Kolumne

"Cisco jagt die Telco-Zulieferer"

29.05.1998

Als Cisco-Chef John Chambers auf der CeBIT 1998 in einem CW-Interview nach der Konkurrenz gefragt wurde, nannte er drei Namen: Lucent, Northern Telecom und Siemens. Erst unter ferner liefen folgten die klassischen Kontrahenten 3Com, Cabletron und Bay Networks. Chambers wußte, wovon er sprach, und seine Geringschätzung spielte keineswegs auf die derzeitige wirtschaftliche Schwäche der drei Letztgenannten an.

Im weltweiten Konzert des Kommunikationsmarktes pfeifen künftig alle dieselbe Melodie: das Lied von der Daten- und Sprachintegration. Die Verschmelzung der beiden Kommunikationsformen, in vielen Unternehmensnetzen schon gang und gäbe, schlägt auf den Anbietermarkt durch - und dort ist Cisco die Schlüsselfigur. Chambers, mit prallgefülltem Geldbeutel stets auf Einkaufstour, bläst nach der weitgehenden Okkupation des Geschäfts mit der Datenkommunikation nun zum Halali auf den Sprachmarkt. Anbieter aus diesem Segment, die lange Jahre verschont von dem Ehrgeiz der US-Netz- werker gute Geschäfte mit den Carriern dieser Welt machten, kann jedoch selbst Cisco nicht kaufen. Doch der umtriebige CEO wird Konzerne wie Siemens, Alcatel, Nortel und Lucent vor sich hertreiben.

Erste Indizien sind schon heute zu erkennen. Northern Telecom, so war vor zwei Wochen zu lesen, ist an der Übernahme von Bay Networks interessiert. Das Akquisitionsangebot lehnte Bay lediglich mit dem Hinweis ab, der Kaufpreis von knapp acht Milliarden Dollar sei zu niedrig. Prinzipiell sind die Verantwortlichen aus der Chefetage der Netzwerker demnach einer Übernahme oder Fusion keineswegs abgeneigt.

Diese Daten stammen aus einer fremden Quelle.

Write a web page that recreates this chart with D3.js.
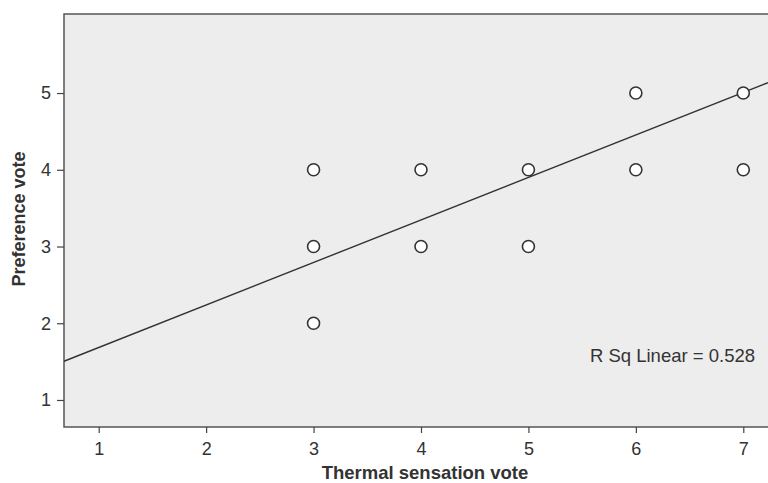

Die Nortel-Attacke auf Bay wird nicht der letzte Angriff eines mächtigen Telco-Zulieferers auf die Datennetzwerker bleiben. Beide Parteien müssen handeln, weil Cisco sie herausfordert und weil der Anwenderwunsch nach Zusammenführung der Kommunikationsformen nicht länger ignoriert werden kann. Im Zugzwang sind jeweils die Großen der Branche, die den Anspruch haben, durchgängige Lösungen aus einer Hand anzubieten. Im Zeitalter der Sprach-Daten-Integration können sie diesem Ziel nur gerecht werden, indem sie investieren, kooperieren, fusionieren oder akquirieren.